Use a single-partition topic until multi-partition behavior is fully finished:

sql snippetSQL
CREATE TOPIC app.user_events PARTITIONS 1;

CREATE TOPIC requirements today:

  • topic names must be namespace-qualified, like app.user_events
  • the namespace must already exist
  • CREATE TOPIC IF NOT EXISTS is not currently supported
  • topic creation requires dba or system role

CREATE TOPIC

sql snippetSQL
CREATE TOPIC <topic_name>[PARTITIONS <count>][WITH (retention_seconds = <seconds|NULL>, retention_max_bytes = <bytes|NULL>)];

When a topic is created, KalamDB persists it in system.topics and adds it to the in-memory route cache immediately.

Retention options on CREATE TOPIC are optional:

  • omit an option to use the server [topics] default
  • set an option to NULL to disable that limit for this topic
  • retention_max_bytes is enforced per partition, not across the whole topic

Examples:

sql snippetSQL
CREATE TOPIC app.user_events PARTITIONS 1; CREATE TOPIC app.user_eventsPARTITIONS 1WITH (retention_seconds = 86400, retention_max_bytes = 268435456); CREATE TOPIC app.audit_eventsPARTITIONS 1WITH (retention_seconds = 3600, retention_max_bytes = NULL);

In the last example, messages are deleted once they are older than one hour, and there is no byte cap for the topic partitions.

Topic retention

Topic retention is a topic-level policy stored in system.topics. It is independent of consumer group ack state.

Current behavior:

  • retention_seconds deletes messages older than the configured age
  • retention_max_bytes trims the oldest retained messages until the partition is back under the byte cap
  • if both limits are active, age-based pruning runs first and byte-based pruning runs after that
  • if both limits are NULL, retention is disabled for the topic
  • retained message deletion does not rewrite offsets or move consumer group cursors

The default server configuration is 7 days and 1 GiB per partition unless you override it in the [topics] config block:

toml snippetTOML
[topics]default_retention_seconds = 604800default_retention_max_bytes = 1073741824retention_check_interval_seconds = 3600retention_batch_size = 10000

ALTER TOPIC retention

Use ALTER TOPIC when you want to change retention after the topic already exists.

sql snippetSQL
ALTER TOPIC <topic_name>SET RETENTION WITH (retention_seconds = <seconds|NULL>, retention_max_bytes = <bytes|NULL>); ALTER TOPIC <topic_name> CLEAR RETENTION;

SET RETENTION only changes the options you specify. Omitted options keep their current value.

Examples:

sql snippetSQL
ALTER TOPIC app.user_eventsSET RETENTION WITH (retention_seconds = 604800, retention_max_bytes = 1073741824); ALTER TOPIC app.user_eventsSET RETENTION WITH (retention_seconds = NULL); ALTER TOPIC app.user_eventsSET RETENTION WITH (retention_max_bytes = 536870912); ALTER TOPIC app.user_events CLEAR RETENTION;

Use CLEAR RETENTION when you want to disable both limits in one step.

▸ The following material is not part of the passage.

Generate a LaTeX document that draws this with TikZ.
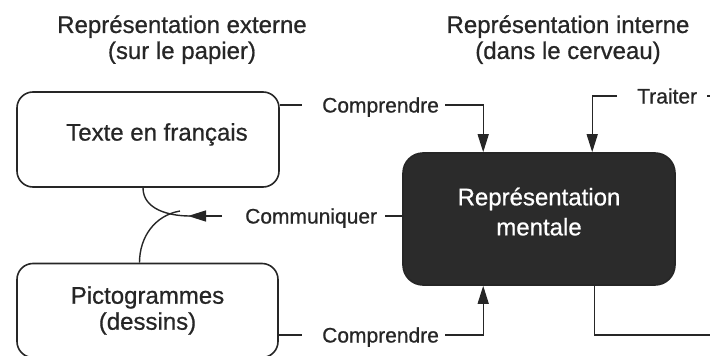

How retention affects reads

Retention removes stored messages, but it does not renumber topic offsets.

  • CONSUME FROM ... FROM EARLIEST starts at the earliest currently retained offset
  • explicit offsets below that low watermark fail because those messages are no longer available
  • a consumer group with a committed offset below the earliest retained offset must be reset before it can continue

Example recovery flow for a lagged group:

sql snippetSQL
RESET CONSUMER GROUP 'backfill-worker' ON app.user_events TO 250; CONSUME FROM app.user_eventsGROUP 'backfill-worker'FROM EARLIESTLIMIT 100;

That reset changes the next offset for the group. The FROM clause in later grouped reads does not override an already-committed group cursor.

ADD SOURCE

sql snippetSQL
ALTER TOPIC <topic_name>ADD SOURCE <table_name_or_namespace.table_name>ON <INSERT|UPDATE|DELETE>[WHERE <filter_expression>][WITH (payload = '<key|full|diff>')];

The parser accepts key, full, and diff, but only full is supported today. key and diff are still in development.

Current route behavior:

  • a route matches by source table and operation
  • one changed row becomes one topic message
  • route registration updates system.topics and the in-memory route cache immediately
  • ALTER TOPIC ... ADD SOURCE requires dba or system role

You can add separate routes for INSERT, UPDATE, and DELETE:

sql snippetSQL
ALTER TOPIC app.user_events ADD SOURCE app.users ON INSERT WITH (payload = 'full');ALTER TOPIC app.user_events ADD SOURCE app.users ON UPDATE WITH (payload = 'full');ALTER TOPIC app.user_events ADD SOURCE app.users ON DELETE WITH (payload = 'full');

Payload modes

Only payload = 'full' has behavior you should rely on today. key and diff are still in development:

sql snippetSQL
ALTER TOPIC app.user_eventsADD SOURCE app.usersON INSERTWITH (payload = 'full');

What those modes mean in the current code:

ModeCurrent behavior
keyIn development. The parser accepts it, but current publishing code still serializes row JSON without a stable primary-key-only payload shape.
fullPublishes the row JSON and injects _table with the source table id.
diffIn development. The parser accepts it, but current publishing code still publishes the same full-row payload as full.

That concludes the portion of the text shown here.